- Exercise brief -
Leave out any pictures and transcribe all other data below exactly.

═══ Supplied data

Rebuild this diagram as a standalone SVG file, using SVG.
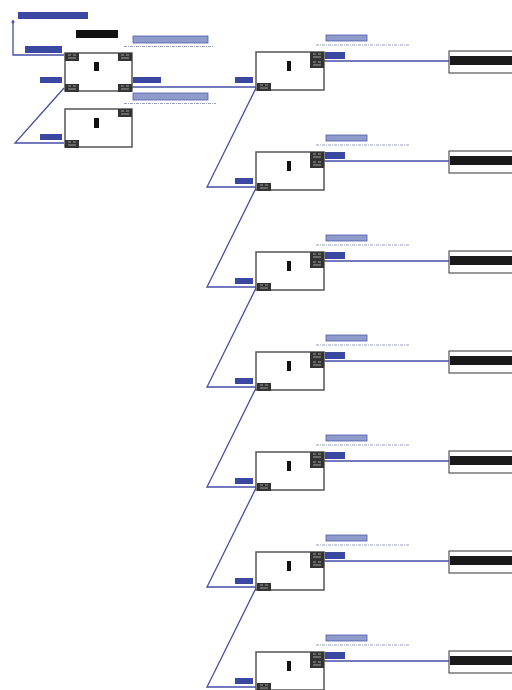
<svg xmlns="http://www.w3.org/2000/svg" width="512" height="690" viewBox="0 0 512 690">
<style>
.box{fill:#fff;stroke:#555;stroke-width:1.5}
.corner{fill:#333}
.cl{stroke:#bbb;stroke-width:0.8}
.mark{fill:#111}
.blue{fill:#3b48a2}
.lblue{fill:#8e9bcb;stroke:#4f5cae;stroke-width:0.8}
.cap{stroke:#9aa0b8;stroke-width:1.2;stroke-dasharray:3 1 1 1;fill:none}
.wire{stroke:#444ea6;stroke-width:1.3;fill:none}
.term{fill:#fff;stroke:#555;stroke-width:1.2}
.band{fill:#1a1a1a}
</style>
<rect width="512" height="690" fill="#fff"/>
<defs>
<g id="cornerSq"><rect class="corner" x="0" y="0" width="14" height="8"/><path class="cl" d="M3 2h3M8 2h3M3 5h8"/></g>
<g id="termShape"><rect class="term" x="0" y="-1" width="70" height="22"/><rect class="band" x="1" y="4" width="69" height="9"/></g>
</defs>
<g id="connectors">
<path class="wire" d="M13 20V55H64"/>
<path class="wire" d="M64 88L15 143H64"/>
<path class="wire" d="M132 87H256"/>
<path class="wire" d="M324 61H449M324 161H449M324 261H449M324 361H449M324 461H449M324 561H449M324 661H449"/>
<path class="wire" d="M256 88L207 187H256M256 188L207 287H256M256 288L207 387H256M256 388L207 487H256M256 488L207 587H256M256 588L207 687H256"/>
</g>
<g id="header">
<rect class="blue" x="18" y="12" width="70" height="7"/>
<rect class="mark" x="76" y="30" width="42" height="8"/>
<rect class="blue" x="25" y="46" width="37" height="7"/>
<circle cx="13" cy="22" r="1.5" fill="#4b56aa"/>
</g>
<g id="node-a">
<rect class="box" x="65" y="53" width="67" height="38"/>
<use href="#cornerSq" x="65" y="53"/><use href="#cornerSq" x="118" y="53"/>
<use href="#cornerSq" x="65" y="84"/><use href="#cornerSq" x="118" y="84"/>
<rect class="mark" x="94" y="62" width="5" height="9"/>
<rect class="blue" x="40" y="77" width="22" height="6"/>
<rect class="blue" x="133" y="77" width="28" height="6"/>
<rect class="lblue" x="133" y="36" width="75" height="7"/>
<path class="cap" d="M124 46.5H213"/>
<rect class="lblue" x="133" y="93" width="75" height="7"/>
<path class="cap" d="M124 103.5H216"/>
</g>
<g id="node-b">
<rect class="box" x="65" y="109" width="67" height="38"/>
<use href="#cornerSq" x="118" y="109"/><use href="#cornerSq" x="65" y="140"/>
<rect class="mark" x="94" y="118" width="5" height="10"/>
<rect class="blue" x="40" y="134" width="22" height="6"/>
</g>
<g id="node-c0" transform="translate(0,0)">
<rect class="box" x="256" y="52" width="68" height="38"/>
<use href="#cornerSq" x="310" y="52"/><use href="#cornerSq" x="310" y="60"/><use href="#cornerSq" x="257" y="83"/>
<rect class="mark" x="287" y="61" width="4" height="10"/>
<rect class="blue" x="325" y="52" width="20" height="7"/>
<rect class="lblue" x="326" y="35" width="41" height="6"/>
<path class="cap" d="M316 45H410"/>
<rect class="blue" x="235" y="77" width="18" height="6"/>
<use href="#termShape" x="449" y="52"/>
</g>
<g id="node-c1" transform="translate(0,100)">
<rect class="box" x="256" y="52" width="68" height="38"/>
<use href="#cornerSq" x="310" y="52"/><use href="#cornerSq" x="310" y="60"/><use href="#cornerSq" x="257" y="83"/>
<rect class="mark" x="287" y="61" width="4" height="10"/>
<rect class="blue" x="325" y="52" width="20" height="7"/>
<rect class="lblue" x="326" y="35" width="41" height="6"/>
<path class="cap" d="M316 45H410"/>
<rect class="blue" x="235" y="78" width="18" height="6"/>
<use href="#termShape" x="449" y="52"/>
</g>
<g id="node-c2" transform="translate(0,200)">
<rect class="box" x="256" y="52" width="68" height="38"/>
<use href="#cornerSq" x="310" y="52"/><use href="#cornerSq" x="310" y="60"/><use href="#cornerSq" x="257" y="83"/>
<rect class="mark" x="287" y="61" width="4" height="10"/>
<rect class="blue" x="325" y="52" width="20" height="7"/>
<rect class="lblue" x="326" y="35" width="41" height="6"/>
<path class="cap" d="M316 45H410"/>
<rect class="blue" x="235" y="78" width="18" height="6"/>
<use href="#termShape" x="449" y="52"/>
</g>
<g id="node-c3" transform="translate(0,300)">
<rect class="box" x="256" y="52" width="68" height="38"/>
<use href="#cornerSq" x="310" y="52"/><use href="#cornerSq" x="310" y="60"/><use href="#cornerSq" x="257" y="83"/>
<rect class="mark" x="287" y="61" width="4" height="10"/>
<rect class="blue" x="325" y="52" width="20" height="7"/>
<rect class="lblue" x="326" y="35" width="41" height="6"/>
<path class="cap" d="M316 45H410"/>
<rect class="blue" x="235" y="78" width="18" height="6"/>
<use href="#termShape" x="449" y="52"/>
</g>
<g id="node-c4" transform="translate(0,400)">
<rect class="box" x="256" y="52" width="68" height="38"/>
<use href="#cornerSq" x="310" y="52"/><use href="#cornerSq" x="310" y="60"/><use href="#cornerSq" x="257" y="83"/>
<rect class="mark" x="287" y="61" width="4" height="10"/>
<rect class="blue" x="325" y="52" width="20" height="7"/>
<rect class="lblue" x="326" y="35" width="41" height="6"/>
<path class="cap" d="M316 45H410"/>
<rect class="blue" x="235" y="78" width="18" height="6"/>
<use href="#termShape" x="449" y="52"/>
</g>
<g id="node-c5" transform="translate(0,500)">
<rect class="box" x="256" y="52" width="68" height="38"/>
<use href="#cornerSq" x="310" y="52"/><use href="#cornerSq" x="310" y="60"/><use href="#cornerSq" x="257" y="83"/>
<rect class="mark" x="287" y="61" width="4" height="10"/>
<rect class="blue" x="325" y="52" width="20" height="7"/>
<rect class="lblue" x="326" y="35" width="41" height="6"/>
<path class="cap" d="M316 45H410"/>
<rect class="blue" x="235" y="78" width="18" height="6"/>
<use href="#termShape" x="449" y="52"/>
</g>
<g id="node-c6" transform="translate(0,600)">
<rect class="box" x="256" y="52" width="68" height="38"/>
<use href="#cornerSq" x="310" y="52"/><use href="#cornerSq" x="310" y="60"/><use href="#cornerSq" x="257" y="83"/>
<rect class="mark" x="287" y="61" width="4" height="10"/>
<rect class="blue" x="325" y="52" width="20" height="7"/>
<rect class="lblue" x="326" y="35" width="41" height="6"/>
<path class="cap" d="M316 45H410"/>
<rect class="blue" x="235" y="78" width="18" height="6"/>
<use href="#termShape" x="449" y="52"/>
</g>
</svg>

══════

- Problem solution -
Rebuild this diagram as a standalone SVG file, using SVG.
<svg xmlns="http://www.w3.org/2000/svg" width="512" height="690" viewBox="0 0 512 690">
<style>
.box{fill:#fff;stroke:#555;stroke-width:1.5}
.corner{fill:#333}
.cl{stroke:#bbb;stroke-width:0.8}
.mark{fill:#111}
.blue{fill:#3b48a2}
.lblue{fill:#8e9bcb;stroke:#4f5cae;stroke-width:0.8}
.cap{stroke:#9aa0b8;stroke-width:1.2;stroke-dasharray:3 1 1 1;fill:none}
.wire{stroke:#444ea6;stroke-width:1.3;fill:none}
.term{fill:#fff;stroke:#555;stroke-width:1.2}
.band{fill:#1a1a1a}
</style>
<rect width="512" height="690" fill="#fff"/>
<defs>
<g id="cornerSq"><rect class="corner" x="0" y="0" width="14" height="8"/><path class="cl" d="M3 2h3M8 2h3M3 5h8"/></g>
<g id="termShape"><rect class="term" x="0" y="-1" width="70" height="22"/><rect class="band" x="1" y="4" width="69" height="9"/></g>
</defs>
<g id="connectors">
<path class="wire" d="M13 20V55H64"/>
<path class="wire" d="M64 88L15 143H64"/>
<path class="wire" d="M132 87H256"/>
<path class="wire" d="M324 61H449M324 161H449M324 261H449M324 361H449M324 461H449M324 561H449M324 661H449"/>
<path class="wire" d="M256 88L207 187H256M256 188L207 287H256M256 288L207 387H256M256 388L207 487H256M256 488L207 587H256M256 588L207 687H256"/>
</g>
<g id="header">
<rect class="blue" x="18" y="12" width="70" height="7"/>
<rect class="mark" x="76" y="30" width="42" height="8"/>
<rect class="blue" x="25" y="46" width="37" height="7"/>
<circle cx="13" cy="22" r="1.5" fill="#4b56aa"/>
</g>
<g id="node-a">
<rect class="box" x="65" y="53" width="67" height="38"/>
<use href="#cornerSq" x="65" y="53"/><use href="#cornerSq" x="118" y="53"/>
<use href="#cornerSq" x="65" y="84"/><use href="#cornerSq" x="118" y="84"/>
<rect class="mark" x="94" y="62" width="5" height="9"/>
<rect class="blue" x="40" y="77" width="22" height="6"/>
<rect class="blue" x="133" y="77" width="28" height="6"/>
<rect class="lblue" x="133" y="36" width="75" height="7"/>
<path class="cap" d="M124 46.5H213"/>
<rect class="lblue" x="133" y="93" width="75" height="7"/>
<path class="cap" d="M124 103.5H216"/>
</g>
<g id="node-b">
<rect class="box" x="65" y="109" width="67" height="38"/>
<use href="#cornerSq" x="118" y="109"/><use href="#cornerSq" x="65" y="140"/>
<rect class="mark" x="94" y="118" width="5" height="10"/>
<rect class="blue" x="40" y="134" width="22" height="6"/>
</g>
<g id="node-c0" transform="translate(0,0)">
<rect class="box" x="256" y="52" width="68" height="38"/>
<use href="#cornerSq" x="310" y="52"/><use href="#cornerSq" x="310" y="60"/><use href="#cornerSq" x="257" y="83"/>
<rect class="mark" x="287" y="61" width="4" height="10"/>
<rect class="blue" x="325" y="52" width="20" height="7"/>
<rect class="lblue" x="326" y="35" width="41" height="6"/>
<path class="cap" d="M316 45H410"/>
<rect class="blue" x="235" y="77" width="18" height="6"/>
<use href="#termShape" x="449" y="52"/>
</g>
<g id="node-c1" transform="translate(0,100)">
<rect class="box" x="256" y="52" width="68" height="38"/>
<use href="#cornerSq" x="310" y="52"/><use href="#cornerSq" x="310" y="60"/><use href="#cornerSq" x="257" y="83"/>
<rect class="mark" x="287" y="61" width="4" height="10"/>
<rect class="blue" x="325" y="52" width="20" height="7"/>
<rect class="lblue" x="326" y="35" width="41" height="6"/>
<path class="cap" d="M316 45H410"/>
<rect class="blue" x="235" y="78" width="18" height="6"/>
<use href="#termShape" x="449" y="52"/>
</g>
<g id="node-c2" transform="translate(0,200)">
<rect class="box" x="256" y="52" width="68" height="38"/>
<use href="#cornerSq" x="310" y="52"/><use href="#cornerSq" x="310" y="60"/><use href="#cornerSq" x="257" y="83"/>
<rect class="mark" x="287" y="61" width="4" height="10"/>
<rect class="blue" x="325" y="52" width="20" height="7"/>
<rect class="lblue" x="326" y="35" width="41" height="6"/>
<path class="cap" d="M316 45H410"/>
<rect class="blue" x="235" y="78" width="18" height="6"/>
<use href="#termShape" x="449" y="52"/>
</g>
<g id="node-c3" transform="translate(0,300)">
<rect class="box" x="256" y="52" width="68" height="38"/>
<use href="#cornerSq" x="310" y="52"/><use href="#cornerSq" x="310" y="60"/><use href="#cornerSq" x="257" y="83"/>
<rect class="mark" x="287" y="61" width="4" height="10"/>
<rect class="blue" x="325" y="52" width="20" height="7"/>
<rect class="lblue" x="326" y="35" width="41" height="6"/>
<path class="cap" d="M316 45H410"/>
<rect class="blue" x="235" y="78" width="18" height="6"/>
<use href="#termShape" x="449" y="52"/>
</g>
<g id="node-c4" transform="translate(0,400)">
<rect class="box" x="256" y="52" width="68" height="38"/>
<use href="#cornerSq" x="310" y="52"/><use href="#cornerSq" x="310" y="60"/><use href="#cornerSq" x="257" y="83"/>
<rect class="mark" x="287" y="61" width="4" height="10"/>
<rect class="blue" x="325" y="52" width="20" height="7"/>
<rect class="lblue" x="326" y="35" width="41" height="6"/>
<path class="cap" d="M316 45H410"/>
<rect class="blue" x="235" y="78" width="18" height="6"/>
<use href="#termShape" x="449" y="52"/>
</g>
<g id="node-c5" transform="translate(0,500)">
<rect class="box" x="256" y="52" width="68" height="38"/>
<use href="#cornerSq" x="310" y="52"/><use href="#cornerSq" x="310" y="60"/><use href="#cornerSq" x="257" y="83"/>
<rect class="mark" x="287" y="61" width="4" height="10"/>
<rect class="blue" x="325" y="52" width="20" height="7"/>
<rect class="lblue" x="326" y="35" width="41" height="6"/>
<path class="cap" d="M316 45H410"/>
<rect class="blue" x="235" y="78" width="18" height="6"/>
<use href="#termShape" x="449" y="52"/>
</g>
<g id="node-c6" transform="translate(0,600)">
<rect class="box" x="256" y="52" width="68" height="38"/>
<use href="#cornerSq" x="310" y="52"/><use href="#cornerSq" x="310" y="60"/><use href="#cornerSq" x="257" y="83"/>
<rect class="mark" x="287" y="61" width="4" height="10"/>
<rect class="blue" x="325" y="52" width="20" height="7"/>
<rect class="lblue" x="326" y="35" width="41" height="6"/>
<path class="cap" d="M316 45H410"/>
<rect class="blue" x="235" y="78" width="18" height="6"/>
<use href="#termShape" x="449" y="52"/>
</g>
</svg>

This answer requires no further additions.